The Supreme Court’s conservative majority was gullible enough to believe that. As with almost any other shadow-docket ruling, the court did not bother to explain itself. It fell to Justice Sonia Sotomayor, writing in dissent alongside Justices Elena Kagan and Ketanji Brown Jackson, to explain the gravity of the court’s error. For one thing, Sotomayor noted that black-letter federal law prohibits the Trump administration from doing exactly what it says it is doing.
Congress has prohibited the Secretary of Education from “aboli[shing] organizational entities established” in the Department’s organic statute. 20 U. S. C. §3473(a)(2). As for statutory entities “transferred to the Department,” the Secretary may only “consolidate, alter, or discontinue” a subset of entities specifically identified, after providing Congress with 90 days’ advance notice and a “statement of the action proposed . . . and the facts and circumstances relied upon in support of such proposed action.”
She also emphasized the damage that would result from the court’s decision. “Lifting the district court’s injunction will unleash untold harm, delaying or denying educational opportunities and leaving students to suffer from discrimination, sexual assault, and other civil rights violations without the federal resources Congress intended,” she explained. “The majority apparently deems it more important to free the Government from paying employees it had no right to fire than to avert these very real harms while the litigation continues….”

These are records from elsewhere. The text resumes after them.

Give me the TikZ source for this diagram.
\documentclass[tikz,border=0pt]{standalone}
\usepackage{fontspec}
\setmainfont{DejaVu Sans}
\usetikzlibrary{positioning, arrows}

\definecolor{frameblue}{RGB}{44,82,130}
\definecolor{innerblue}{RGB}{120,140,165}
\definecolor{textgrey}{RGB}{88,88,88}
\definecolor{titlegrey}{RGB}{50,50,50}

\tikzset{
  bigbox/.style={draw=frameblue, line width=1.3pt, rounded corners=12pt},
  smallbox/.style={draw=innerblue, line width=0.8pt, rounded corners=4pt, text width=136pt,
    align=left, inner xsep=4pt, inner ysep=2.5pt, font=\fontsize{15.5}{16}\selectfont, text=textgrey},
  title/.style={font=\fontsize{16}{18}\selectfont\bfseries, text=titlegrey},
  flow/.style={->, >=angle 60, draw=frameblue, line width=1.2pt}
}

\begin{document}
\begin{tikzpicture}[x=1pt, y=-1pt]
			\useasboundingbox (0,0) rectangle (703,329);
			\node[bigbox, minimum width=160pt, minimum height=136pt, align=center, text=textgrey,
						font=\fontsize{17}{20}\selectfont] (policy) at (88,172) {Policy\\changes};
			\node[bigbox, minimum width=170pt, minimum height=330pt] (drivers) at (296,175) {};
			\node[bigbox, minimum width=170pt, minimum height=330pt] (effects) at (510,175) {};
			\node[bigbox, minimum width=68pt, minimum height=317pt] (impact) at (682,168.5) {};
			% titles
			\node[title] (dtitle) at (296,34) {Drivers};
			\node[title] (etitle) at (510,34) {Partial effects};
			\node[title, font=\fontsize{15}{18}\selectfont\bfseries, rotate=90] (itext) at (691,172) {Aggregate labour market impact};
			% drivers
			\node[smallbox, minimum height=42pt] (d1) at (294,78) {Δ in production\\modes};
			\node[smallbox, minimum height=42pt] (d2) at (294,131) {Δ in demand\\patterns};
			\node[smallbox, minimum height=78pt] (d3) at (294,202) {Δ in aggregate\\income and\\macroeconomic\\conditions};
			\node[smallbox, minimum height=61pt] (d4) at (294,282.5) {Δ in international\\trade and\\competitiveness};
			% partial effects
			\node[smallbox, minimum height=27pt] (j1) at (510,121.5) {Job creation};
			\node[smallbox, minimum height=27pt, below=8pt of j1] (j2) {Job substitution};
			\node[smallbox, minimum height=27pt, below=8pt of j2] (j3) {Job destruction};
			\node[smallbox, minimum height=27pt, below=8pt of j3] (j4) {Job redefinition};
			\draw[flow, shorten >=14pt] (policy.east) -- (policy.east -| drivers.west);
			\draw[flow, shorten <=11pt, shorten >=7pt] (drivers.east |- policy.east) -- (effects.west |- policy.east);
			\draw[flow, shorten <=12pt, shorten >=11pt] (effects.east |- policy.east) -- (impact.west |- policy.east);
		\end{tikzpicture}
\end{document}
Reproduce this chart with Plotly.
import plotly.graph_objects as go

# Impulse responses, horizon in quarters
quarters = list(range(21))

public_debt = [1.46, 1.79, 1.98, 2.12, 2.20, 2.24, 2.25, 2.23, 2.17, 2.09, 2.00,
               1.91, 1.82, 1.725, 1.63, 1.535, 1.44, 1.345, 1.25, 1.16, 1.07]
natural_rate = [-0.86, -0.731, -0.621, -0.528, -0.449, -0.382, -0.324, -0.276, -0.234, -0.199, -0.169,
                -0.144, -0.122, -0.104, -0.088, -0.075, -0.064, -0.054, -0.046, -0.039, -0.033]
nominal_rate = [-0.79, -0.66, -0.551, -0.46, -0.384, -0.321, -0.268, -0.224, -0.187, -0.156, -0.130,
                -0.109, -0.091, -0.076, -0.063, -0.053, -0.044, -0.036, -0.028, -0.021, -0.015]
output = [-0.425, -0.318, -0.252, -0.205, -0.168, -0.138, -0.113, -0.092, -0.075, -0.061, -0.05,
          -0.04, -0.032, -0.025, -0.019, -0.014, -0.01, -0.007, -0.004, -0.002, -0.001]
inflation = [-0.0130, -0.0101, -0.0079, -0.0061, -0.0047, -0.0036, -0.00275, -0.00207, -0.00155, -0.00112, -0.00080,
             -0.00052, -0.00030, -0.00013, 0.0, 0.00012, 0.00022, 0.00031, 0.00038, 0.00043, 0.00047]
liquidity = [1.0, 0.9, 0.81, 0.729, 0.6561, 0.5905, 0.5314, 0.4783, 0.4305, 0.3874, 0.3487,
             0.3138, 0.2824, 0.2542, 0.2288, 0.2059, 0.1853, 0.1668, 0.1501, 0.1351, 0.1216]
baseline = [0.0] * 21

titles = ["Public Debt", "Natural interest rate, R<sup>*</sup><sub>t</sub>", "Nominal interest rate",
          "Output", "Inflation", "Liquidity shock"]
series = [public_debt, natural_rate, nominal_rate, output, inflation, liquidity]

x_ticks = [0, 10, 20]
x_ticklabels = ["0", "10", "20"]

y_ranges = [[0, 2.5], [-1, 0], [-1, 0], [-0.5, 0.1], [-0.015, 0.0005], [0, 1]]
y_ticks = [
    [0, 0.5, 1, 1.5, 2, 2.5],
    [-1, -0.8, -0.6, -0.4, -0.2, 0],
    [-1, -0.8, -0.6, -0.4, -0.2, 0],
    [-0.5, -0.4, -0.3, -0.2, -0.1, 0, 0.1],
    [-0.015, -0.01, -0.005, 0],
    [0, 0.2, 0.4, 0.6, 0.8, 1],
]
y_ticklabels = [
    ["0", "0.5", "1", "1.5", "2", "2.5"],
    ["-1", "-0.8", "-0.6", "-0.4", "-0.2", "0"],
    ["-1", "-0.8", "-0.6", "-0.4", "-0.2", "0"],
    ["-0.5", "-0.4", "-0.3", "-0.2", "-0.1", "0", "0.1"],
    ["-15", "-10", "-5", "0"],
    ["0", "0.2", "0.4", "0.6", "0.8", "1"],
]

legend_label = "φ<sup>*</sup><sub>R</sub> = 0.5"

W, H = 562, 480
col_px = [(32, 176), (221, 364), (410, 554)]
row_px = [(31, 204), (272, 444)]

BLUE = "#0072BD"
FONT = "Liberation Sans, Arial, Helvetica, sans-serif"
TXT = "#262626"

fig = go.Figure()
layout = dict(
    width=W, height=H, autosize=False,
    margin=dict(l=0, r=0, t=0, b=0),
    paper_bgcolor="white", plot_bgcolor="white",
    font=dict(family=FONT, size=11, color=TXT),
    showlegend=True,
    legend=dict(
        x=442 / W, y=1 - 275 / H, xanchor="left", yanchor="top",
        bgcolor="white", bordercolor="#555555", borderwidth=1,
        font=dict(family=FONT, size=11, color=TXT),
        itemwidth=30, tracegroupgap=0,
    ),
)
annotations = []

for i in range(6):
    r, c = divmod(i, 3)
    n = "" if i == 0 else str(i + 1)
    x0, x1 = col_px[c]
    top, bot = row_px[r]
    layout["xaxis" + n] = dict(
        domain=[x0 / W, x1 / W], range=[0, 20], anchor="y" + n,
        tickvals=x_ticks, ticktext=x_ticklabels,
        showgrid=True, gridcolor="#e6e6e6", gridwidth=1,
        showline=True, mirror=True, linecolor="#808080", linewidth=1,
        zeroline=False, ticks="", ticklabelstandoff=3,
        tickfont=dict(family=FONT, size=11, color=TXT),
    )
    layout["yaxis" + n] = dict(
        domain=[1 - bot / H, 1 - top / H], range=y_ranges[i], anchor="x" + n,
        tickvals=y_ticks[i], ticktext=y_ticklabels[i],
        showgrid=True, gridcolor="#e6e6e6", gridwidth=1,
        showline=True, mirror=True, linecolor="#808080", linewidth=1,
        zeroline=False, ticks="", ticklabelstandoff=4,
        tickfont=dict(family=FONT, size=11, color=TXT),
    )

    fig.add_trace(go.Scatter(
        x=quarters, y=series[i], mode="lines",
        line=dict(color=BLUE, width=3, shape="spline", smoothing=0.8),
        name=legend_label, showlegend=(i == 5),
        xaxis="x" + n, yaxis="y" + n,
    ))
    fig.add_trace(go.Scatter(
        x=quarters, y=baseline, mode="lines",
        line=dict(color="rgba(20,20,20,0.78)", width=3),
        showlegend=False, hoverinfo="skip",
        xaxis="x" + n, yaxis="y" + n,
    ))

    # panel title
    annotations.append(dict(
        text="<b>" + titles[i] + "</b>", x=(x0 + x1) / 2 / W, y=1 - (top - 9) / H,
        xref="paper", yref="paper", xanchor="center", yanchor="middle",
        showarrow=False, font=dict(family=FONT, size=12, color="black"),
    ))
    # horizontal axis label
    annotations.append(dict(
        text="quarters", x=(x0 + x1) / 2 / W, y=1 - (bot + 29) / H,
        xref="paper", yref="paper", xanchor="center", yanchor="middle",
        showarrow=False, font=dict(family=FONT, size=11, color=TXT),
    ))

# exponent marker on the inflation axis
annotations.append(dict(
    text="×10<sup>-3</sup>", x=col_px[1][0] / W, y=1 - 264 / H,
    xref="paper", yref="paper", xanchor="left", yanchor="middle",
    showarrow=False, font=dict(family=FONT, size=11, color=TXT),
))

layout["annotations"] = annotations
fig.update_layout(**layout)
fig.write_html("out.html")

Ford contrasts this decision with SCOTUS refusal to allow Biden to forgive student debt during a national emergency–the COVID pandemic.

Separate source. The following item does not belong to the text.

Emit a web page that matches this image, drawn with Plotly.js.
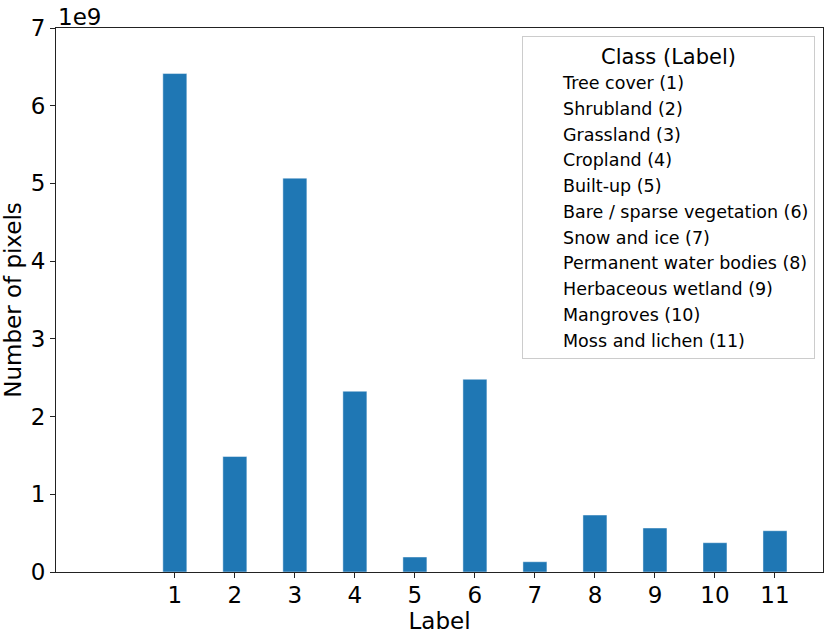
<!DOCTYPE html>
<html>
<head>
<meta charset="utf-8">
<script src="https://cdn.plot.ly/plotly-3.0.1.min.js"></script>
<style>html,body{margin:0;padding:0;background:#fff}#chart{width:831px;height:636px}</style>
</head>
<body>
<div id="chart"></div>
<script>
const labels = [1, 2, 3, 4, 5, 6, 7, 8, 9, 10, 11];
const pixelCounts = [6.414e9, 1.486e9, 5.068e9, 2.326e9, 0.193e9, 2.48e9, 0.132e9, 0.733e9, 0.566e9, 0.377e9, 0.531e9];
const classNames = [
  "Tree cover (1)", "Shrubland (2)", "Grassland (3)", "Cropland (4)", "Built-up (5)",
  "Bare / sparse vegetation (6)", "Snow and ice (7)", "Permanent water bodies (8)",
  "Herbaceous wetland (9)", "Mangroves (10)", "Moss and lichen (11)"
];
const yTickVals = [0, 1e9, 2e9, 3e9, 4e9, 5e9, 6e9, 7e9];
const yTickText = ["0", "1", "2", "3", "4", "5", "6", "7"];

const FONT = "DejaVu Sans, Liberation Sans, sans-serif";

const traces = [{
  type: "bar",
  x: labels,
  y: pixelCounts,
  width: 0.4,
  marker: {color: "#1f77b4", line: {color: "rgba(255,255,255,0.45)", width: 1}},
  showlegend: false,
  hoverinfo: "x+y"
}];
classNames.forEach(n => traces.push({
  type: "scatter", mode: "lines", x: [null], y: [null], name: n,
  line: {color: "rgba(0,0,0,0)", width: 0}, showlegend: true
}));

const layout = {
  width: 831, height: 636,
  margin: {l: 56, r: 8, t: 28, b: 64},
  paper_bgcolor: "#fff", plot_bgcolor: "#fff",
  font: {family: FONT, color: "#000"},
  xaxis: {
    range: [-0.98, 11.8],
    tickvals: labels, ticktext: labels.map(String),
    showgrid: false, zeroline: false,
    showline: true, linecolor: "#222", linewidth: 1, mirror: true,
    ticks: "outside", ticklen: 5, tickcolor: "#222",
    ticklabelstandoff: -3,
    tickfont: {size: 23, family: FONT},
    title: {text: "Label", font: {size: 23, family: FONT}, standoff: 0}
  },
  yaxis: {
    range: [0, 7e9],
    tickvals: yTickVals, ticktext: yTickText,
    showgrid: false, zeroline: false,
    showline: true, linecolor: "#222", linewidth: 1, mirror: true,
    ticks: "outside", ticklen: 5, tickcolor: "#222",
    tickfont: {size: 23, family: FONT},
    title: {text: "Number of pixels", font: {size: 23, family: FONT}, standoff: 2}
  },
  legend: {
    x: 0.9896, xanchor: "right", y: 0.985, yanchor: "top",
    bgcolor: "rgba(255,255,255,0.85)", bordercolor: "#cccccc", borderwidth: 1,
    font: {size: 17.5, family: FONT},
    title: {text: "Class (Label)", side: "top center", font: {size: 21, family: FONT}}
  },
  annotations: [{
    text: "1e9", xref: "paper", yref: "paper", x: 0, y: 1,
    xanchor: "left", yanchor: "bottom", showarrow: false,
    font: {size: 23, family: FONT}, yshift: -4
  }]
};

Plotly.newPlot("chart", traces, layout, {displayModeBar: false, staticPlot: true});
</script>
</body>
</html>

To sum up: In Robertsworld, a Democratic president can’t use a federal law that lets the Department of Education “waive and modify” student loans during a national emergency—in this particular case, the COVID-19 pandemic—because Congress was too vague about it for the chief justice’s liking. (The trick here is to selectively treat broad statutes as vague ones.) But when Congress says, “Hey, we’re going to create a bunch of programs for the executive branch to carry out, we’re going to house them in the Department of Education, and we’re also going to create strict limits on how you can reorganize them,” those laws are…merely advisory for Republican presidents, I guess?
The theme of this Supreme Court, he concludes, is lawlessness. Trump can break laws with impunity, anticipating that this Court will approve.
What about the rule of law? A casualty of the Trump regime.